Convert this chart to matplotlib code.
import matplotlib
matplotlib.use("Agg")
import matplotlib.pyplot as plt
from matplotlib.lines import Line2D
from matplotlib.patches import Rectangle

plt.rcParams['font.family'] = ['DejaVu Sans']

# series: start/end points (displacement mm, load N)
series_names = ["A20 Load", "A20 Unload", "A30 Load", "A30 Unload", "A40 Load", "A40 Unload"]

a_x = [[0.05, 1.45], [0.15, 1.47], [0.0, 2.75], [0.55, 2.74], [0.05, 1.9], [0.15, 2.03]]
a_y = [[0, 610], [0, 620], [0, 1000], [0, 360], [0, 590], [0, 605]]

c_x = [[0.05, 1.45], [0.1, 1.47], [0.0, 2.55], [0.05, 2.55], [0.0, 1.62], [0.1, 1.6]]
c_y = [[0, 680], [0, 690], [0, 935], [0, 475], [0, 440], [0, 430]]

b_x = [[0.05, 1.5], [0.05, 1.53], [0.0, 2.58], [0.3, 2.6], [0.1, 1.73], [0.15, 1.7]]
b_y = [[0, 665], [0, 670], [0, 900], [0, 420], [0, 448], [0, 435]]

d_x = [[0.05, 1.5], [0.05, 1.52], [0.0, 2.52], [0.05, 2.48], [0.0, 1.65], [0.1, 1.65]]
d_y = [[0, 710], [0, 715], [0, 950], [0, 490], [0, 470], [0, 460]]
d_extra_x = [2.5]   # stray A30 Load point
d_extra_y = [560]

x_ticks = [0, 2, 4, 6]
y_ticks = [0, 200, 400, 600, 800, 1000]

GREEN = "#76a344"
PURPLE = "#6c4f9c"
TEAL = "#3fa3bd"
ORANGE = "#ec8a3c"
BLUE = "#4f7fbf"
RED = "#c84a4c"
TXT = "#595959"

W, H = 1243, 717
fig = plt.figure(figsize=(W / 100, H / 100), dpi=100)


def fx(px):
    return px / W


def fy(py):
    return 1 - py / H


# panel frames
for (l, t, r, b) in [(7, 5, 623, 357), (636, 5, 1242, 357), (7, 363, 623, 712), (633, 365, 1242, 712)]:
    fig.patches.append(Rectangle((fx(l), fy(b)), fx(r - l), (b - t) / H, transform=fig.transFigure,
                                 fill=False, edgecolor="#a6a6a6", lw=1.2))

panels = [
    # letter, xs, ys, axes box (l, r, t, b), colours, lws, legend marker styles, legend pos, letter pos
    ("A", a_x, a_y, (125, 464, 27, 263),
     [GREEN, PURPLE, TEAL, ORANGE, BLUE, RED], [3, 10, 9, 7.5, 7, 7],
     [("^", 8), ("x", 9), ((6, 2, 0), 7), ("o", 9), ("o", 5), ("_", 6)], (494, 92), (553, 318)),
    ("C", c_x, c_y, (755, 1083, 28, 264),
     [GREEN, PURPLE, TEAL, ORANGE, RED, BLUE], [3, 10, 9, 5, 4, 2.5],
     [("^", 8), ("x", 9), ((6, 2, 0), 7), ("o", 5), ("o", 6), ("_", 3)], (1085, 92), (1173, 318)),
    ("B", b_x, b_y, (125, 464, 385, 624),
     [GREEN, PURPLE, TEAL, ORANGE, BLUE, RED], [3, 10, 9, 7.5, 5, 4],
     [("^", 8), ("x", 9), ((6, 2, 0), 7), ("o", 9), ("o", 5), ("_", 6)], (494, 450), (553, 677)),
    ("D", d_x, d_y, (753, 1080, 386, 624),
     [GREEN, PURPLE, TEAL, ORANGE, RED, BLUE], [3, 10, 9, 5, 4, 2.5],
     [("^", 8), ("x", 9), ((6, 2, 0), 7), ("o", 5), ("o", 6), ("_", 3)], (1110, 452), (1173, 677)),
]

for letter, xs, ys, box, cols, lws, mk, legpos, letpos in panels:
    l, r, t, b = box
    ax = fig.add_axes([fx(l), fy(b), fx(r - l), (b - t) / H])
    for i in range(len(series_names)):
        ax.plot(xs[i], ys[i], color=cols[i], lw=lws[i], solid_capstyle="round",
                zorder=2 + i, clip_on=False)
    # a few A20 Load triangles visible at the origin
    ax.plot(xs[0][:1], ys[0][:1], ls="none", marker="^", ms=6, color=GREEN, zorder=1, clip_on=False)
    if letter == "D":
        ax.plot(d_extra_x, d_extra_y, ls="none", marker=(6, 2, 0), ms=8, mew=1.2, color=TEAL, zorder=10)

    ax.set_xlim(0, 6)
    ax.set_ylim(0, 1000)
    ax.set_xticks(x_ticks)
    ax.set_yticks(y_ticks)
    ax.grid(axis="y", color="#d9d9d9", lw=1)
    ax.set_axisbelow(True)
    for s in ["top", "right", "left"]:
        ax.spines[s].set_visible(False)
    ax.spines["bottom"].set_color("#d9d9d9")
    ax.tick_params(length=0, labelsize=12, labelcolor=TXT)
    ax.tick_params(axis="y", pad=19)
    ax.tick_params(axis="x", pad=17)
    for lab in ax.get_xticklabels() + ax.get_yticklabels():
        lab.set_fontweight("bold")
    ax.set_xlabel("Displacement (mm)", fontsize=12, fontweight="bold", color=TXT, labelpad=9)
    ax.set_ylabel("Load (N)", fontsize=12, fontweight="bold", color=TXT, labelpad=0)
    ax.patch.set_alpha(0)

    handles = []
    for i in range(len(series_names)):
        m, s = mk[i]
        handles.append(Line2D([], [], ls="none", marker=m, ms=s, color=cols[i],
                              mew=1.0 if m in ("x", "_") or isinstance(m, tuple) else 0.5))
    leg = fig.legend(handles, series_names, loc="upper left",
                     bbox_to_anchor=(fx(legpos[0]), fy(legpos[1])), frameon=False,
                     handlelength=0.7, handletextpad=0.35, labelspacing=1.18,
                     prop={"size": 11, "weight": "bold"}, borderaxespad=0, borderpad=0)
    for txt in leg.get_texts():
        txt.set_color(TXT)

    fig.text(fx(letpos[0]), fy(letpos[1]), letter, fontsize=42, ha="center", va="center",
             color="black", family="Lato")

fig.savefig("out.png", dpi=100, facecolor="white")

* **The request**
Reproduce the complete set of lines precisely as supplied.

* **Answer to this problem**
Convert this chart to matplotlib code.
import matplotlib
matplotlib.use("Agg")
import matplotlib.pyplot as plt
from matplotlib.lines import Line2D
from matplotlib.patches import Rectangle

plt.rcParams['font.family'] = ['DejaVu Sans']

# series: start/end points (displacement mm, load N)
series_names = ["A20 Load", "A20 Unload", "A30 Load", "A30 Unload", "A40 Load", "A40 Unload"]

a_x = [[0.05, 1.45], [0.15, 1.47], [0.0, 2.75], [0.55, 2.74], [0.05, 1.9], [0.15, 2.03]]
a_y = [[0, 610], [0, 620], [0, 1000], [0, 360], [0, 590], [0, 605]]

c_x = [[0.05, 1.45], [0.1, 1.47], [0.0, 2.55], [0.05, 2.55], [0.0, 1.62], [0.1, 1.6]]
c_y = [[0, 680], [0, 690], [0, 935], [0, 475], [0, 440], [0, 430]]

b_x = [[0.05, 1.5], [0.05, 1.53], [0.0, 2.58], [0.3, 2.6], [0.1, 1.73], [0.15, 1.7]]
b_y = [[0, 665], [0, 670], [0, 900], [0, 420], [0, 448], [0, 435]]

d_x = [[0.05, 1.5], [0.05, 1.52], [0.0, 2.52], [0.05, 2.48], [0.0, 1.65], [0.1, 1.65]]
d_y = [[0, 710], [0, 715], [0, 950], [0, 490], [0, 470], [0, 460]]
d_extra_x = [2.5]   # stray A30 Load point
d_extra_y = [560]

x_ticks = [0, 2, 4, 6]
y_ticks = [0, 200, 400, 600, 800, 1000]

GREEN = "#76a344"
PURPLE = "#6c4f9c"
TEAL = "#3fa3bd"
ORANGE = "#ec8a3c"
BLUE = "#4f7fbf"
RED = "#c84a4c"
TXT = "#595959"

W, H = 1243, 717
fig = plt.figure(figsize=(W / 100, H / 100), dpi=100)


def fx(px):
    return px / W


def fy(py):
    return 1 - py / H


# panel frames
for (l, t, r, b) in [(7, 5, 623, 357), (636, 5, 1242, 357), (7, 363, 623, 712), (633, 365, 1242, 712)]:
    fig.patches.append(Rectangle((fx(l), fy(b)), fx(r - l), (b - t) / H, transform=fig.transFigure,
                                 fill=False, edgecolor="#a6a6a6", lw=1.2))

panels = [
    # letter, xs, ys, axes box (l, r, t, b), colours, lws, legend marker styles, legend pos, letter pos
    ("A", a_x, a_y, (125, 464, 27, 263),
     [GREEN, PURPLE, TEAL, ORANGE, BLUE, RED], [3, 10, 9, 7.5, 7, 7],
     [("^", 8), ("x", 9), ((6, 2, 0), 7), ("o", 9), ("o", 5), ("_", 6)], (494, 92), (553, 318)),
    ("C", c_x, c_y, (755, 1083, 28, 264),
     [GREEN, PURPLE, TEAL, ORANGE, RED, BLUE], [3, 10, 9, 5, 4, 2.5],
     [("^", 8), ("x", 9), ((6, 2, 0), 7), ("o", 5), ("o", 6), ("_", 3)], (1085, 92), (1173, 318)),
    ("B", b_x, b_y, (125, 464, 385, 624),
     [GREEN, PURPLE, TEAL, ORANGE, BLUE, RED], [3, 10, 9, 7.5, 5, 4],
     [("^", 8), ("x", 9), ((6, 2, 0), 7), ("o", 9), ("o", 5), ("_", 6)], (494, 450), (553, 677)),
    ("D", d_x, d_y, (753, 1080, 386, 624),
     [GREEN, PURPLE, TEAL, ORANGE, RED, BLUE], [3, 10, 9, 5, 4, 2.5],
     [("^", 8), ("x", 9), ((6, 2, 0), 7), ("o", 5), ("o", 6), ("_", 3)], (1110, 452), (1173, 677)),
]

for letter, xs, ys, box, cols, lws, mk, legpos, letpos in panels:
    l, r, t, b = box
    ax = fig.add_axes([fx(l), fy(b), fx(r - l), (b - t) / H])
    for i in range(len(series_names)):
        ax.plot(xs[i], ys[i], color=cols[i], lw=lws[i], solid_capstyle="round",
                zorder=2 + i, clip_on=False)
    # a few A20 Load triangles visible at the origin
    ax.plot(xs[0][:1], ys[0][:1], ls="none", marker="^", ms=6, color=GREEN, zorder=1, clip_on=False)
    if letter == "D":
        ax.plot(d_extra_x, d_extra_y, ls="none", marker=(6, 2, 0), ms=8, mew=1.2, color=TEAL, zorder=10)

    ax.set_xlim(0, 6)
    ax.set_ylim(0, 1000)
    ax.set_xticks(x_ticks)
    ax.set_yticks(y_ticks)
    ax.grid(axis="y", color="#d9d9d9", lw=1)
    ax.set_axisbelow(True)
    for s in ["top", "right", "left"]:
        ax.spines[s].set_visible(False)
    ax.spines["bottom"].set_color("#d9d9d9")
    ax.tick_params(length=0, labelsize=12, labelcolor=TXT)
    ax.tick_params(axis="y", pad=19)
    ax.tick_params(axis="x", pad=17)
    for lab in ax.get_xticklabels() + ax.get_yticklabels():
        lab.set_fontweight("bold")
    ax.set_xlabel("Displacement (mm)", fontsize=12, fontweight="bold", color=TXT, labelpad=9)
    ax.set_ylabel("Load (N)", fontsize=12, fontweight="bold", color=TXT, labelpad=0)
    ax.patch.set_alpha(0)

    handles = []
    for i in range(len(series_names)):
        m, s = mk[i]
        handles.append(Line2D([], [], ls="none", marker=m, ms=s, color=cols[i],
                              mew=1.0 if m in ("x", "_") or isinstance(m, tuple) else 0.5))
    leg = fig.legend(handles, series_names, loc="upper left",
                     bbox_to_anchor=(fx(legpos[0]), fy(legpos[1])), frameon=False,
                     handlelength=0.7, handletextpad=0.35, labelspacing=1.18,
                     prop={"size": 11, "weight": "bold"}, borderaxespad=0, borderpad=0)
    for txt in leg.get_texts():
        txt.set_color(TXT)

    fig.text(fx(letpos[0]), fy(letpos[1]), letter, fontsize=42, ha="center", va="center",
             color="black", family="Lato")

fig.savefig("out.png", dpi=100, facecolor="white")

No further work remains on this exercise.